There have been grumbles in the Applesphere since the iPhone 5s launch from some owners who have experienced problems with the handset's onboard motion sensors, including the gyroscope, accelerometer, and compass. To test the nature of the complaints, the folks over at Gizmodo broke out a leveling tool and compass, among other things, revealing that something is indeed off with some of Apple's phones.
The first thing tested was an iPhone 5s's inclinometer, which was compared to the readings on a standard leveling tool, which you can see in the image above. In Gizmodo's tests, the handset was consistently between 2 and 3 degrees inaccurate when compared to the tool, though some users are reporting more severe problems double this test's numbers. The same test was performed with an iPhone 5 using iOS 7, and the reading was nearly spot on.
Not surprisingly, then, was the gyroscope test, which was consistently a few degrees off compared to the same test with an iPhone 5. When placed on a flat table, the iPhone 5 properly read 0-degrees, while the iPhone 5s read -3-degrees. The effects of this was further shown using the Real Racing 3 game from EA, where a flat surface resulted in the car veering to the left.

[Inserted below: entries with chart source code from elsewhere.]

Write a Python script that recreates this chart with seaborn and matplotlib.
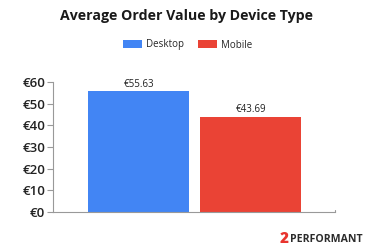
import matplotlib
matplotlib.use("Agg")
import matplotlib.pyplot as plt
import seaborn as sns
import pandas as pd
from matplotlib.patches import Patch

devices = ["Desktop", "Mobile"]
order_values = [55.63, 43.69]
value_labels = ["€55.63", "€43.69"]
y_ticks = [0, 10, 20, 30, 40, 50, 60]
y_tick_labels = ["€0", "€10", "€20", "€30", "€40", "€50", "€60"]
colors = {"Desktop": "#4285F4", "Mobile": "#EA4335"}

df = pd.DataFrame({"device": devices, "value": order_values})

sns.set_theme(style="white")
plt.rcParams["font.family"] = ["Open Sans", "DejaVu Sans"]

fig = plt.figure(figsize=(3.74, 2.49), dpi=100)
ax = fig.add_axes([53.5 / 374, (249 - 212) / 249, (335 - 53.5) / 374, 130 / 249])

sns.barplot(data=df, x="device", y="value", hue="device", palette=colors,
            width=0.9, dodge=False, legend=False, ax=ax, saturation=1,
            linewidth=0)

for patch, lbl, v in zip(ax.patches, value_labels, order_values):
    ax.text(patch.get_x() + patch.get_width() / 2, v + 0.9, lbl,
            ha="center", va="bottom", fontsize=7, color="#222222")

ax.set_xlim(-0.76, 1.754)
ax.set_ylim(0, 60)
ax.set_yticks(y_ticks)
ax.set_yticklabels(y_tick_labels, fontsize=9.5, color="#222222", fontweight="semibold")
ax.set_xticks([])
ax.set_xlabel("")
ax.set_ylabel("")
for side in ["top", "right"]:
    ax.spines[side].set_visible(False)
for side in ["left", "bottom"]:
    ax.spines[side].set_color("#999999")
    ax.spines[side].set_linewidth(0.8)
ax.tick_params(axis="y", which="both", left=True, length=4, width=0.8,
               color="#999999", pad=2)
# small end tick at the right end of the baseline
ax.plot([1.754, 1.754], [0, 0.8], color="#999999", lw=0.8, clip_on=False)

fig.text(0.5, 1 - 16 / 249, "Average Order Value by Device Type", ha="center",
         va="center", fontsize=10.2, fontweight="bold", color="#1a1a1a")

handles = [Patch(facecolor=colors[d], label=d, linewidth=0) for d in devices]
fig.legend(handles=handles, loc="center", bbox_to_anchor=(188 / 374, 1 - 45 / 249),
           ncol=2, frameon=False, handlelength=1.95, handleheight=0.8,
           columnspacing=1.45, handletextpad=0.4,
           prop={"size": 7, "weight": "medium"})

fig.text(289 / 374, 1 - 238.5 / 249, "2", ha="right", va="center", fontsize=11,
         fontweight="heavy", color="#E8342E")
fig.text(290 / 374, 1 - 239.5 / 249, "PERFORMANT", ha="left", va="center",
         fontsize=7.6, fontweight="bold", color="#2b2b2b")

fig.savefig("out.png", dpi=100)
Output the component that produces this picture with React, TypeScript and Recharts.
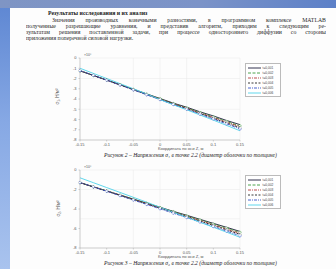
import { LineChart, Line, XAxis, YAxis, CartesianGrid, Legend } from "recharts";

const X_VALUES = [-0.15, -0.125, -0.1, -0.075, -0.05, -0.025, 0, 0.025, 0.05, 0.075, 0.1, 0.125, 0.15];
const X_TICKS = [-0.15, -0.1, -0.05, 0, 0.05, 0.1, 0.15];
const Y_TICKS = [0, -1, -2, -3, -4, -5, -6, -7, -8];
const SERIES_NAMES = ["t=0,001", "t=0,002", "t=0,003", "t=0,004", "t=0,005", "t=0,006"];

// Рисунок 2
const FIG2_A = [-1.25, -1.7, -2.15, -2.6, -3.05, -3.5, -3.95, -4.4, -4.8, -5.25, -5.65, -6.1, -6.5];
const FIG2_B = [-1.25, -1.7, -2.15, -2.6, -3.06, -3.52, -3.98, -4.44, -4.86, -5.32, -5.74, -6.2, -6.62];
const FIG2_C = [-1.25, -1.7, -2.16, -2.62, -3.08, -3.54, -4.0, -4.47, -4.9, -5.37, -5.8, -6.27, -6.7];
const FIG2_D = [-1.25, -1.71, -2.17, -2.63, -3.1, -3.57, -4.03, -4.5, -4.95, -5.42, -5.87, -6.35, -6.8];
const FIG2_E = [-1.22, -1.69, -2.16, -2.63, -3.11, -3.59, -4.06, -4.54, -5.0, -5.48, -5.95, -6.43, -6.92];
const FIG2_F = [-1.0, -1.5, -2.0, -2.5, -3.0, -3.5, -4.05, -4.56, -5.05, -5.56, -6.06, -6.58, -7.1];

// Рисунок 3
const FIG3_A = [-1.3, -1.72, -2.14, -2.56, -2.98, -3.4, -3.82, -4.24, -4.64, -5.06, -5.47, -5.88, -6.3];
const FIG3_B = [-1.3, -1.72, -2.15, -2.57, -3.0, -3.42, -3.85, -4.27, -4.7, -5.12, -5.55, -5.97, -6.4];
const FIG3_C = [-1.3, -1.73, -2.16, -2.59, -3.02, -3.45, -3.88, -4.31, -4.75, -5.18, -5.62, -6.06, -6.5];
const FIG3_D = [-1.3, -1.74, -2.17, -2.61, -3.04, -3.48, -3.91, -4.35, -4.8, -5.24, -5.69, -6.14, -6.6];
const FIG3_E = [-1.28, -1.73, -2.18, -2.63, -3.08, -3.53, -3.98, -4.43, -4.88, -5.34, -5.8, -6.27, -6.75];
const FIG3_F = [-0.8, -1.3, -1.8, -2.3, -2.8, -3.3, -3.82, -4.33, -4.84, -5.36, -5.87, -6.38, -6.9];

const PARAGRAPH = [
  "Значения производных конечными разностями, в программном комплексе MATLAB",
  "полученные разрешающие уравнения, и представив алгоритм, приходим к следующим ре-",
  "зультатам решения поставленной задачи, при процессе одностороннего диффузии со стороны",
  "приложения поперечной силовой нагрузки.",
];

const STYLES = [
  { color: "#1c1c3a", dash: undefined, dot: false },
  { color: "#3a9a3a", dash: "3 1.5", dot: true },
  { color: "#b23a3a", dash: "3 1 1 1", dot: false },
  { color: "#222222", dash: "2 1.5", dot: true },
  { color: "#3552c8", dash: "3 1 1 1", dot: true },
  { color: "#4fd2ea", dash: undefined, dot: false },
];

const buildRows = (series: number[][]) =>
  X_VALUES.map((x, i) => {
    const row: Record<string, number> = { x };
    series.forEach((s, k) => {
      row["s" + k] = s[i];
    });
    return row;
  });

const tickFont = { fontSize: 4, fill: "#555", fontFamily: "Liberation Sans" };

const SmallLegend = () => (
  <div style={{ background: "#fff", border: "0.5px solid #bbb", padding: "1px 2px", width: 30 }}>
    {SERIES_NAMES.map((n, k) => (
      <div key={n} style={{ display: "flex", alignItems: "center", height: 5, fontSize: 3.2, fontFamily: "Liberation Sans", color: "#444" }}>
        <svg width={13} height={4}>
          <line x1={0} y1={2} x2={13} y2={2} stroke={STYLES[k].color} strokeWidth={0.9} strokeDasharray={STYLES[k].dash} />
        </svg>
        <span style={{ marginLeft: 1.5 }}>{n}</span>
      </div>
    ))}
  </div>
);

const Figure = ({ series, top, height }: { series: number[][]; top: number; height: number }) => {
  const data = buildRows(series);
  return (
    <div style={{ position: "absolute", left: 60, top }}>
      <LineChart width={225} height={height} data={data} margin={{ top: 8, right: 9, bottom: 4, left: 0 }}>
        <CartesianGrid stroke="#e8e8e8" strokeWidth={0.5} />
        <XAxis
          dataKey="x"
          type="number"
          domain={[-0.15, 0.15]}
          ticks={X_TICKS}
          height={6}
          tickSize={1.5}
          tick={tickFont}
          stroke="#aaa"
          strokeWidth={0.5}
          tickFormatter={(v: number) => String(v)}
        />
        <YAxis
          type="number"
          domain={[-8, 0]}
          ticks={Y_TICKS}
          width={20}
          tickSize={1.5}
          tick={tickFont}
          stroke="#aaa"
          strokeWidth={0.5}
        />
        <Legend layout="vertical" align="right" verticalAlign="top" wrapperStyle={{ top: 13, right: 4, width: "auto" }} content={() => <SmallLegend />} />
        {series.map((_, k) => (
          <Line
            key={k}
            dataKey={"s" + k}
            name={SERIES_NAMES[k]}
            stroke={STYLES[k].color}
            strokeWidth={0.9}
            strokeDasharray={STYLES[k].dash}
            dot={STYLES[k].dot ? { r: 1.2, fill: "#fff", stroke: STYLES[k].color, strokeWidth: 0.5 } : false}
            isAnimationActive={false}
          />
        ))}
      </LineChart>
    </div>
  );
};

const small = { position: "absolute" as const, fontFamily: "Liberation Sans", color: "#555", whiteSpace: "nowrap" as const };

const Labels = ({ top, fig, sigma, xLabelTop, captionTop }: { top: number; fig: number; sigma: string; xLabelTop: number; captionTop: number }) => (
  <>
    <div style={{ ...small, left: 84, top: top - 5, fontSize: 3.5 }}>×10⁶</div>
    <div style={{ ...small, left: 50, top: top + 36, fontSize: 4.5, transform: "rotate(-90deg)" }}>{sigma}, Н/м²</div>
    <div style={{ ...small, left: 158, top: xLabelTop, fontSize: 4.2, lineHeight: "5px" }}>Координата по оси Z, м</div>
    <div style={{ position: "absolute", left: 104, top: captionTop, fontSize: 5.6, lineHeight: "7px", fontStyle: "italic", fontFamily: "Liberation Serif", color: "#222", whiteSpace: "nowrap" }}>
      Рисунок {fig} – Напряжения {sigma} в точке 2.2 (диаметр оболочки по толщине)
    </div>
  </>
);

export default function App() {
  return (
    <div
      style={{
        position: "fixed",
        left: 0,
        top: 0,
        width: 336,
        height: 269,
        overflow: "hidden",
        background: "linear-gradient(180deg, #5d86d2 0%, #86a8e4 45%, #a9c3ee 100%)",
      }}
    >
      <div style={{ position: "absolute", left: 0, top: 0, width: 336, height: 8, background: "linear-gradient(90deg, #7f95c4, #7b93c8 60%, #5c80c8)" }} />
      <div style={{ position: "absolute", left: 10, top: 8, width: 326, height: 261, background: "#fdfdfd" }}>
        <div style={{ position: "absolute", left: 38, top: 2, fontSize: 5.8, fontWeight: "bold", fontFamily: "Liberation Serif", color: "#222", whiteSpace: "nowrap" }}>
          Результаты исследования и их анализ
        </div>
        {PARAGRAPH.map((line, i) => (
          <div
            key={i}
            style={{
              position: "absolute",
              left: i === 0 ? 42 : 16,
              width: i === 0 ? 274 : 300,
              top: 8.5 + i * 6.1,
              fontSize: 5.8,
              lineHeight: "6px",
              fontFamily: "Liberation Serif",
              color: "#2a2a2a",
              textAlign: "justify",
              textAlignLast: i === PARAGRAPH.length - 1 ? "left" : "justify",
              whiteSpace: "nowrap",
              overflow: "hidden",
            }}
          >
            {line}
          </div>
        ))}
      </div>
      <Figure series={[FIG2_A, FIG2_B, FIG2_C, FIG2_D, FIG2_E, FIG2_F]} top={50} height={100} />
      <Labels top={58} fig={2} sigma="σ₁" xLabelTop={146} captionTop={152} />
      <Figure series={[FIG3_A, FIG3_B, FIG3_C, FIG3_D, FIG3_E, FIG3_F]} top={162} height={96} />
      <Labels top={170} fig={3} sigma="σ₂" xLabelTop={254} captionTop={260} />
    </div>
  );
}
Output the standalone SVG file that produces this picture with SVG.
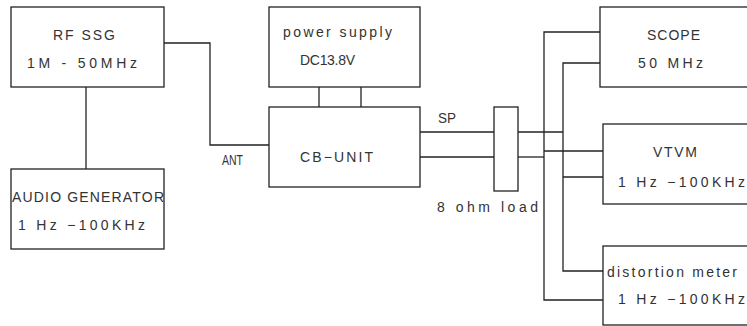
<svg xmlns="http://www.w3.org/2000/svg" width="747" height="326" viewBox="0 0 747 326">
<style>
.box{fill:#fff;stroke:#222;stroke-width:1.3}
.w{fill:none;stroke:#222;stroke-width:1.3}
text{font-family:"Liberation Sans",Arial,sans-serif;font-size:14px;fill:#333}
</style>
<rect width="747" height="326" fill="#fff"/>
<g id="connectors">
<polyline class="w" points="164,43 210,43 210,145 269,145"/>
<line class="w" x1="86" y1="87" x2="86" y2="169"/>
<line class="w" x1="319" y1="87" x2="319" y2="107"/>
<line class="w" x1="361" y1="87" x2="361" y2="107"/>
<line class="w" x1="420" y1="132" x2="494" y2="132"/>
<line class="w" x1="420" y1="157" x2="494" y2="157"/>
<line class="w" x1="518" y1="132" x2="563" y2="132"/>
<line class="w" x1="518" y1="157" x2="544" y2="157"/>
<polyline class="w" points="600,32 544,32 544,300 603,300"/>
<polyline class="w" points="600,63 563,63 563,271 603,271"/>
<line class="w" x1="544" y1="151" x2="603" y2="151"/>
<line class="w" x1="563" y1="177" x2="603" y2="177"/>
</g>
<g id="rf-ssg">
<rect class="box" x="11" y="7" width="153" height="80"/>
<text x="53" y="40" textLength="62" lengthAdjust="spacing">RF SSG</text>
<text x="27" y="68" textLength="110" lengthAdjust="spacing">1M - 50MHz</text>
</g>
<g id="audio-generator">
<rect class="box" x="11" y="169" width="153" height="80"/>
<text x="12" y="202" textLength="152" lengthAdjust="spacing">AUDIO GENERATOR</text>
<text x="18" y="230" textLength="127" lengthAdjust="spacing">1 Hz −100KHz</text>
</g>
<g id="ant-label">
<text x="222" y="165" textLength="21" lengthAdjust="spacingAndGlyphs">ANT</text>
</g>
<g id="power-supply">
<rect class="box" x="269" y="7" width="151" height="80"/>
<text x="283" y="37" textLength="109" lengthAdjust="spacing">power supply</text>
<text x="300" y="65" textLength="55" lengthAdjust="spacing">DC13.8V</text>
</g>
<g id="cb-unit">
<rect class="box" x="269" y="107" width="151" height="80"/>
<text x="300" y="162" textLength="73" lengthAdjust="spacing">CB−UNIT</text>
</g>
<g id="sp-label">
<text x="438" y="123" textLength="18" lengthAdjust="spacingAndGlyphs">SP</text>
</g>
<g id="load">
<rect class="box" x="494" y="107" width="24" height="84"/>
<text x="437" y="212" textLength="101" lengthAdjust="spacing">8 ohm load</text>
</g>
<g id="scope">
<rect class="box" x="600" y="7" width="160" height="80"/>
<text x="647" y="40" textLength="53" lengthAdjust="spacing">SCOPE</text>
<text x="638" y="68" textLength="65" lengthAdjust="spacing">50 MHz</text>
</g>
<g id="vtvm">
<rect class="box" x="603" y="124" width="160" height="80"/>
<text x="653" y="157" textLength="44" lengthAdjust="spacing">VTVM</text>
<text x="618" y="187" textLength="127" lengthAdjust="spacing">1 Hz −100KHz</text>
</g>
<g id="distortion-meter">
<rect class="box" x="603" y="246" width="160" height="79"/>
<text x="607" y="277" textLength="130" lengthAdjust="spacing">distortion meter</text>
<text x="618" y="304" textLength="127" lengthAdjust="spacing">1 Hz −100KHz</text>
</g>
</svg>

Following it all up was a test of the compass, which gave a fairly higher reading than the iPhone 5's compass -- to the tune of between 8 and 10 degrees. Both handsets were tested against an actual compass set to north, and neither was accurate, though the iPhone 5 was very close. The iPhone 5s, however, was very noticeably skewed and off by several degrees. Furthermore, the iPhone 5s experienced problems with the compass app freezing or having bad readings, forcing a restarting of the app.
The accelerometer wasn't given quite the same run through, but the tests that were performed showed latent motion being registered to a higher degree by the iPhone 5s. The question then remains -- is this a problem with the software or the hardware? Opinions abound, but there are a couple indications that these problems could be a result of the hardware itself.
The iPhone 5 used in the tests was also running iOS 7, and beyond that, the reading errors are different across the board, meaning that while one user's gyroscope might be 1 degree off, another could be 4 degrees off. Such points towards an issue with the sensors being improperly calibrated at the factory, in which case Apple could be looking at a large number of faulty handsets.